Greek literature, translated into Khmer. Connecting the wisdom of ancient Hellas with the Khmer-speaking world.

Building a bridge between two of the ancient world's most remarkable civilizations

The Angkorian Library of Hellenic Literature is a project to build a bridge between two of the ancient world's most remarkable civilizations. Greece and the Khmer Empire developed independently, separated by thousands of miles, yet both produced societies of extraordinary depth: in architecture, philosophy, governance, and the arts. Both asked the same fundamental questions about power, justice, beauty, and what it means to live well. This library brings their written traditions into direct contact for the first time.

The Greeks left behind something no empire or conquest could erase: a body of literature that marked the first time in human history that the individual, not the god or the king, became the measure of all things. From the city-states of the Aegean to the colonies of Asia Minor, Sicily, and North Africa, reason, freedom of thought, and personal responsibility moved to the center of public life. What the Greek world produced in philosophy, drama, history, and oratory was not created in service of a ruler. It was created for humanity.
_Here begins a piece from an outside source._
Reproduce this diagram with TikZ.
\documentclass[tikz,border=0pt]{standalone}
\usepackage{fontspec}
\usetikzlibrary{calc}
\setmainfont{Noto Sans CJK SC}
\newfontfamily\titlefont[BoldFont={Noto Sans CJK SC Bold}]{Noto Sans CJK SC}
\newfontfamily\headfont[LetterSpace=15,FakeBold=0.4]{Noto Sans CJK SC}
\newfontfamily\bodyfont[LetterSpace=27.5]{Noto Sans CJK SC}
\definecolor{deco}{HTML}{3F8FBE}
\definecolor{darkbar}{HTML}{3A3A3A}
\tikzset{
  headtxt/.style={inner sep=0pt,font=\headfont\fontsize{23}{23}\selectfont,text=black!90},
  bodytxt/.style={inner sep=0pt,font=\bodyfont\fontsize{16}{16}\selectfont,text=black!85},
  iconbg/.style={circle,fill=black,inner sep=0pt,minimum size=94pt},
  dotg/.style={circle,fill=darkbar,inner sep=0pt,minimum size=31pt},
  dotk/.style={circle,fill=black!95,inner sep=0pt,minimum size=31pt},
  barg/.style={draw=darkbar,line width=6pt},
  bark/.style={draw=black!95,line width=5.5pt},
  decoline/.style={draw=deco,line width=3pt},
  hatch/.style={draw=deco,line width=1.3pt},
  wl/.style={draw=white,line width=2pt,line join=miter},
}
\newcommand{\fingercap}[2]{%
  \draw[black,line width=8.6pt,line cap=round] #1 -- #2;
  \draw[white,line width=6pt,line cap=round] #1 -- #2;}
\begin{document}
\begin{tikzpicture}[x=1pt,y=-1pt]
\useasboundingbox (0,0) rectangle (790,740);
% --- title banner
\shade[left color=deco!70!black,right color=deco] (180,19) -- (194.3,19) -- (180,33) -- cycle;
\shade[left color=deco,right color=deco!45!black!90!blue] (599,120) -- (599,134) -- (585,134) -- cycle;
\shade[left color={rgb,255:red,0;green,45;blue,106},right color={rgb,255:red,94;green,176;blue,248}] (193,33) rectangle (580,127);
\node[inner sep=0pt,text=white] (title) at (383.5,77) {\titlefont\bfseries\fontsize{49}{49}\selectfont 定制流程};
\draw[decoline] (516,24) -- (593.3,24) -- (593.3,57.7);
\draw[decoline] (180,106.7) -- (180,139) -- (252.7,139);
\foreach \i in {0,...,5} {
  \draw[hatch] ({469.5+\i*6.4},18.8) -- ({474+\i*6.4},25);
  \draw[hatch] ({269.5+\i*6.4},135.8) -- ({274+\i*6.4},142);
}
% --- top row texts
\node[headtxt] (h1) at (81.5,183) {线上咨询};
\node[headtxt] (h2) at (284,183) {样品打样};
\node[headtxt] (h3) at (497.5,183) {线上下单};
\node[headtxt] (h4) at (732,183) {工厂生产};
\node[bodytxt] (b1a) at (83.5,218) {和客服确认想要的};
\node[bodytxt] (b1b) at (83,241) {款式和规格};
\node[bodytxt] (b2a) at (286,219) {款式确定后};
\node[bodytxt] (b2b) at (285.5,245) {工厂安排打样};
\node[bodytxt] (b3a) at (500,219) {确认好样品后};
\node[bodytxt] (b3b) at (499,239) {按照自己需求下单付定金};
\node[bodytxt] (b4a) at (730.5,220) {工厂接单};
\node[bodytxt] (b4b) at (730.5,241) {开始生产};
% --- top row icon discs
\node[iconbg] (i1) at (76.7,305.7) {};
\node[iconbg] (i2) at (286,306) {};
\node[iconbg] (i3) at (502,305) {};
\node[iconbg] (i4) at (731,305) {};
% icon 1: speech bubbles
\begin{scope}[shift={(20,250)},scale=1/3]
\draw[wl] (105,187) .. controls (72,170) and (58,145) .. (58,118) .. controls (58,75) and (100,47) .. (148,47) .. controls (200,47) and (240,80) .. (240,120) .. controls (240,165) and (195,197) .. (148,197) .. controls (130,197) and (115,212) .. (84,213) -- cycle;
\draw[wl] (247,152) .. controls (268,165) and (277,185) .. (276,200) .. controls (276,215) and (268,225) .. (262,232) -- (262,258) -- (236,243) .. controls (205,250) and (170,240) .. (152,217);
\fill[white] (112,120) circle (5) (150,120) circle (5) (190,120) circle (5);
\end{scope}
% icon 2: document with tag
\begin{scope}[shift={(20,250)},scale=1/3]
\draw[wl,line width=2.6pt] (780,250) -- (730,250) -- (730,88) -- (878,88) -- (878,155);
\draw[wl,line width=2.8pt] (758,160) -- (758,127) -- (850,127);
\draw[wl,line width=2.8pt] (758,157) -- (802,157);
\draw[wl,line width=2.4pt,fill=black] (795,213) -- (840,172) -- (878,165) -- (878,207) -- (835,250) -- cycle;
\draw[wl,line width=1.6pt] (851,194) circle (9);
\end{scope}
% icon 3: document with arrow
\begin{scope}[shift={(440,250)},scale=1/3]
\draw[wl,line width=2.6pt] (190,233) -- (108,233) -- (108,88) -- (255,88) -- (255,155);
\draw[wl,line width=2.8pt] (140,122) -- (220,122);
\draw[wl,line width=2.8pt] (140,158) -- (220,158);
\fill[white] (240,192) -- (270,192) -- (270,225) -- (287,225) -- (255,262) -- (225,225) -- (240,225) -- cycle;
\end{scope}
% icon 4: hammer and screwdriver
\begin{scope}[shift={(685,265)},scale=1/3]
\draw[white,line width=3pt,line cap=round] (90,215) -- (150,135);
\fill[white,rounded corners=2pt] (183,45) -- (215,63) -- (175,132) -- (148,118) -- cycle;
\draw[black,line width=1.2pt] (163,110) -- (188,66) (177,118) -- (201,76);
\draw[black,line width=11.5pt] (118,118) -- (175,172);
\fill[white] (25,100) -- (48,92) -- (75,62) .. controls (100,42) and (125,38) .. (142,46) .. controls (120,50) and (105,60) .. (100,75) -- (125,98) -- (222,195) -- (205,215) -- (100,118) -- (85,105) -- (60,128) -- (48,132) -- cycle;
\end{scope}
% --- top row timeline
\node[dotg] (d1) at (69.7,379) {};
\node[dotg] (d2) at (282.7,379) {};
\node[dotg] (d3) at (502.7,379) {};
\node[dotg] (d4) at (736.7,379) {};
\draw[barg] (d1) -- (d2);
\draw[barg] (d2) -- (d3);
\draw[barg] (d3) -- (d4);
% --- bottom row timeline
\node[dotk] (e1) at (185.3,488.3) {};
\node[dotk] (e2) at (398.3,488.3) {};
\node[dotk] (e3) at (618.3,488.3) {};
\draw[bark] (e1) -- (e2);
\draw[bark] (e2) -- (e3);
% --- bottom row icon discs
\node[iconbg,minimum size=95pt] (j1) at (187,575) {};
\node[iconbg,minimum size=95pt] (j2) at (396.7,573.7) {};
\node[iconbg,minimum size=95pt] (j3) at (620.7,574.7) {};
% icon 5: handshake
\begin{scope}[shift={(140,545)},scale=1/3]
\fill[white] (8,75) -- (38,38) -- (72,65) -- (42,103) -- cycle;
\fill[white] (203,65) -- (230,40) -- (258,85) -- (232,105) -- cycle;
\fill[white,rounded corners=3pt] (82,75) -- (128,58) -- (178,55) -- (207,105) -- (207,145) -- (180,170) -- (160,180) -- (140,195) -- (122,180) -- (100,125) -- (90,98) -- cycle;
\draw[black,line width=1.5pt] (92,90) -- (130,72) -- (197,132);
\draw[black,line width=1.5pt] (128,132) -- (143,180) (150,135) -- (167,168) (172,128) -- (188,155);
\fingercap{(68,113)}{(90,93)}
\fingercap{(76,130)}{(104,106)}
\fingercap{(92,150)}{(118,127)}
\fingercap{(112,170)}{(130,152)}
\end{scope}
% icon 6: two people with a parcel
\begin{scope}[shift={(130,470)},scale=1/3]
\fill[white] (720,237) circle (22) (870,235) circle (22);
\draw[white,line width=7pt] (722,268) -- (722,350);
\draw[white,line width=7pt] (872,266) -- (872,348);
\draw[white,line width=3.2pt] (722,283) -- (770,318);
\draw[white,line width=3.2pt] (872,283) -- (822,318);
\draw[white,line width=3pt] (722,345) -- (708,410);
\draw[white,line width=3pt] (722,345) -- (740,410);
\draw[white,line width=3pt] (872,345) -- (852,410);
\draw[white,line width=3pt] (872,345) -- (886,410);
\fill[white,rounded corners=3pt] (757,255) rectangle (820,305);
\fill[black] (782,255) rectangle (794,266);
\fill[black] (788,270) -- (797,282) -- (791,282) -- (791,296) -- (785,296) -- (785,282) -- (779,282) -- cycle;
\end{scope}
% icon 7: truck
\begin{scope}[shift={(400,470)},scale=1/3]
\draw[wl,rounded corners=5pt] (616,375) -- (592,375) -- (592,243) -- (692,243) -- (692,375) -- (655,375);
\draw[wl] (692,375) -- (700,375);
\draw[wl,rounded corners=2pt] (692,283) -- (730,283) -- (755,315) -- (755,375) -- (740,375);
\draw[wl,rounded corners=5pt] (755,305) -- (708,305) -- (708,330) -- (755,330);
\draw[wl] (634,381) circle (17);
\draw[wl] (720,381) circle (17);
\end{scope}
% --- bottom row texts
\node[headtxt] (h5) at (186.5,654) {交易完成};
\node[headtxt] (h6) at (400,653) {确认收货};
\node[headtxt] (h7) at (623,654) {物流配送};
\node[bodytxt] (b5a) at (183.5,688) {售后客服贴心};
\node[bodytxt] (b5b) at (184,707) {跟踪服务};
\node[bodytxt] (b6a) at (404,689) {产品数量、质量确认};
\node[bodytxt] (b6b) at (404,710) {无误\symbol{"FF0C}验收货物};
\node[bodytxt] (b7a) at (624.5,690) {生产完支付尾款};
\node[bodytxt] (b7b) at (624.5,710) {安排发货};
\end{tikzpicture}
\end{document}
By translating that literature into Khmer, this project places it within reach of a civilization equally deserving of it, and ensures that one of the world's oldest intellectual inheritances continues to find new readers.

The plan is to translate over 200 books of ancient Greek literature into Khmer, as well as into Lao, Thai, and Vietnamese, making the Angkorian Library of Hellenic Literature the center of Hellenic studies in Southeast Asia.